No buscamos una santidad especial, distinta de la que todos los fieles deben tratar de alcanzar con su empeño, precedido, acompañado y hecho fructificar por la gracia de Dios, sin la cual nada podemos hacer. La santidad de un seminarista, la de un sacerdote no es esencialmente distinta de la de cualquier otro fiel. El modelo al que debemos conformarnos, la imagen que debe imprimirse en nuestras almas, es la misma en todos los casos, en todas las vocaciones particulares. En estas la santidad se modula, se vive con más o menos diferencias externas, según la voluntad expresa del Señor, pero la vida cristiana en su esencia es la misma: hemos recibido el Bautismo que nos purifica del pecado heredado de nuestros padres y de cualquier otro pecado que pueda tener quien se bautiza; se ha obrado en nosotros el milagro de una nueva creación o recreación, pues hemos sido regenerados ahora como hijos de Dios; participamos la misma vida del único Hijo de Dios por naturaleza, y nuestra y alma ha quedado embellecida con las virtudes y dones sobrenaturales. Somos parte viva de la Iglesia. Esta es la sorprendente y maravillosa dignidad de los hijos de Dios. Es bueno avivar con frecuencia esta conciencia de nuestra filiación divina, saborearla, amarla, pedir que llene de luz nuestras vidas: somos hijos de Dios, y es un gozo experimentar esa condición y procurar vivir de acuerdo con ella.

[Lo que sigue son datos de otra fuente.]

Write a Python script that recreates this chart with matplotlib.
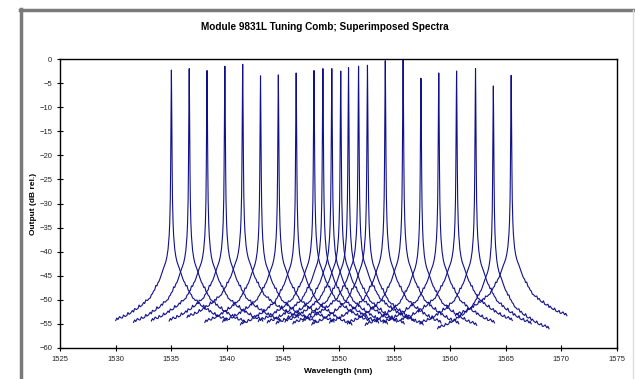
import matplotlib
matplotlib.use('Agg')
import matplotlib.pyplot as plt
from matplotlib.lines import Line2D
import numpy as np

plt.rcParams['font.family'] = ['Liberation Sans', 'DejaVu Sans']

# peak wavelength (nm), peak level and floor level (dB rel.) of each spectrum
centers = [1535.0, 1536.6, 1538.2, 1539.8, 1541.4, 1543.0, 1544.6, 1546.2,
           1547.8, 1548.6, 1549.4, 1550.2, 1550.9, 1551.8, 1552.6, 1554.2,
           1555.8, 1557.4, 1559.0, 1560.6, 1562.3, 1563.9, 1565.5]
peaks = [-2.3, -2.0, -2.4, -1.5, -1.1, -3.5, -3.3, -2.9, -2.4, -2.0, -2.0,
         -2.5, -1.8, -1.5, -1.3, -0.35, -0.05, -4.0, -2.9, -2.5, -2.0, -5.6, -3.4]
floors = [-54.3, -54.7, -54.4, -54.4, -53.7, -54.7, -54.6, -55.2, -54.5,
          -54.8, -55.0, -54.6, -55.0, -54.5, -55.2, -54.8, -55.0, -55.3,
          -54.8, -54.3, -55.0, -56.0, -53.3]

# shared line shape: distance from peak (nm) and
# fraction of the way from peak level down to floor level
shape_offset = [0.0, 0.02, 0.04, 0.07, 0.1, 0.15, 0.2, 0.3, 0.4, 0.5, 0.6,
                0.7, 0.85, 1.0, 1.1, 1.2, 1.3, 1.4, 1.5, 1.6, 1.7, 1.8, 1.9,
                2.0, 2.15, 2.3, 2.4, 2.5, 2.65, 2.8, 2.9, 3.0, 3.15, 3.3, 3.4,
                3.5, 3.65, 3.8, 3.9, 4.0, 4.15, 4.3, 4.4, 4.5, 4.65, 4.8, 4.9,
                5.0]
shape_frac = [0.0, 0.1, 0.22, 0.4, 0.52, 0.61, 0.66, 0.715, 0.745, 0.765, 0.778,
              0.79, 0.81, 0.83, 0.842, 0.848, 0.862, 0.86, 0.878, 0.882, 0.893,
              0.897, 0.91, 0.912, 0.92, 0.918, 0.932, 0.928, 0.94, 0.945,
              0.938, 0.952, 0.956, 0.952, 0.966, 0.96, 0.97, 0.975, 0.968,
              0.98, 0.984, 0.978, 0.99, 0.99, 0.984, 0.996, 0.99, 1.0]

off = np.array(shape_offset)
frac = np.array(shape_frac)
off_full = np.concatenate([-off[::-1], off[1:]])
frac_full = np.concatenate([frac[::-1], frac[1:]])

fig = plt.figure(figsize=(6.35, 3.79), dpi=100)
ax = fig.add_axes([60/635, 31/379, 557/635, 289/379])

for c, p, f in zip(centers, peaks, floors):
    ax.plot(c + off_full, p + (f - p) * frac_full, color='#10108c', lw=0.8)

ax.set_xlim(1525, 1575)
ax.set_ylim(-60, 0)
ax.set_xticks(np.arange(1525, 1576, 5))
ax.set_yticks(np.arange(-60, 1, 5))
ax.tick_params(direction='inout', length=5, width=0.8, labelsize=5.5,
               pad=3, labelcolor='#222222')
for s in ax.spines.values():
    s.set_linewidth(1.0)

ax.set_xlabel('Wavelength (nm)', fontsize=6, fontweight='bold', labelpad=4)
ax.set_ylabel('Output (dB rel.)', fontsize=6, fontweight='bold', labelpad=2)
fig.text(0.512, 0.929, 'Module 9831L Tuning Comb; Superimposed Spectra',
         ha='center', va='center', fontsize=7.2, fontweight='bold')

# chart area border
fig.add_artist(Line2D([21/635, 21/635], [0, 1 - 9/379], color='#7a7a7a', lw=2.5))
fig.add_artist(Line2D([20/635, 633/635], [1 - 10/379, 1 - 10/379], color='#7a7a7a', lw=2.5))
fig.add_artist(Line2D([633/635, 633/635], [0, 1 - 10/379], color='#dddddd', lw=1))

fig.savefig('out.png', dpi=100)
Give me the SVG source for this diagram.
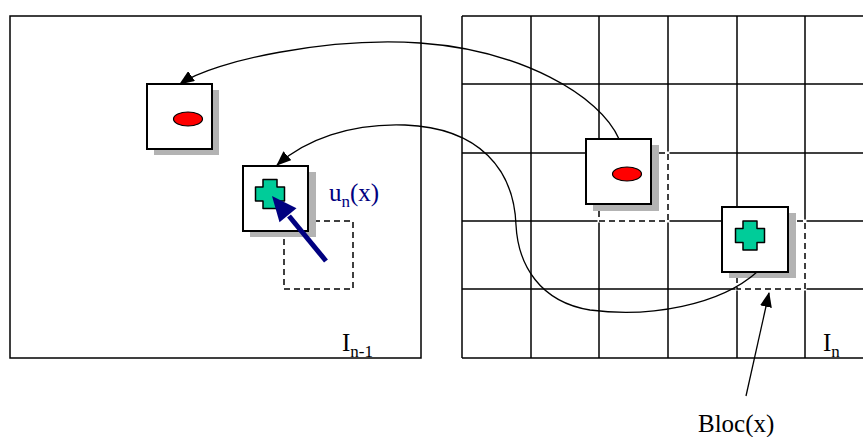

No es una carga, es una gracia grande: el Señor es –queremos que así sea- la heredad que nos ha tocado en suerte. Una heredad que llena de alegría los días, que da libertad interior y combate la posible rigidez, el acartonamiento del alma; que hace ver las cosas con la mirada de Dios, que llena de optimismo la lucha interior, que permite ver al prójimo como hermanos a los que servir; que supera decepciones, pesimismos, obstáculos; que evita la tristeza que producen a veces los fracasos o la propia debilidad. Saberse y sentirse hijos de Dios genera gente alegre, optimista, pacífica, apostólica, comprensiva.

Con la nueva condición de hijos de Dios que se nos ha regalado en el Bautismo, hemos recibido también la misma misión de Cristo. “Id y predicad el Evangelio”. Id, sí, pero después de años de haber “estado” con el Maestro, quien, en la misión, seguirá estando con nosotros. No vamos solos. El cumple la misión recibida del Padre; ahora lo hará sirviéndose de cada uno.

Ahora es tiempo de formación, de estar con el Maestro, de meditar sus palabras a sus pies ante el Sagrario, de dejarse modelar por el Espíritu Santo que imprime en el alma la imagen de Cristo. Es tiempo de aprender a convivir entre vosotros para saber hacerlo mañana con todos; tiempo de estudio riguroso para poder ser maestro y médico de las almas; tiempo de crecer en el deseo de hacer bien a todos, de ser Cristo que pasa junto a los hombres y mujeres que necesitan encontrarlo para ser más plenamente felices.

Que San Julián y la Santísima Madre de Dios, que invocamos como Nuestra Señora de los Llanos y Virgen de las Angustias, os acompañen en este nuevo año que comienza oficialmente este día.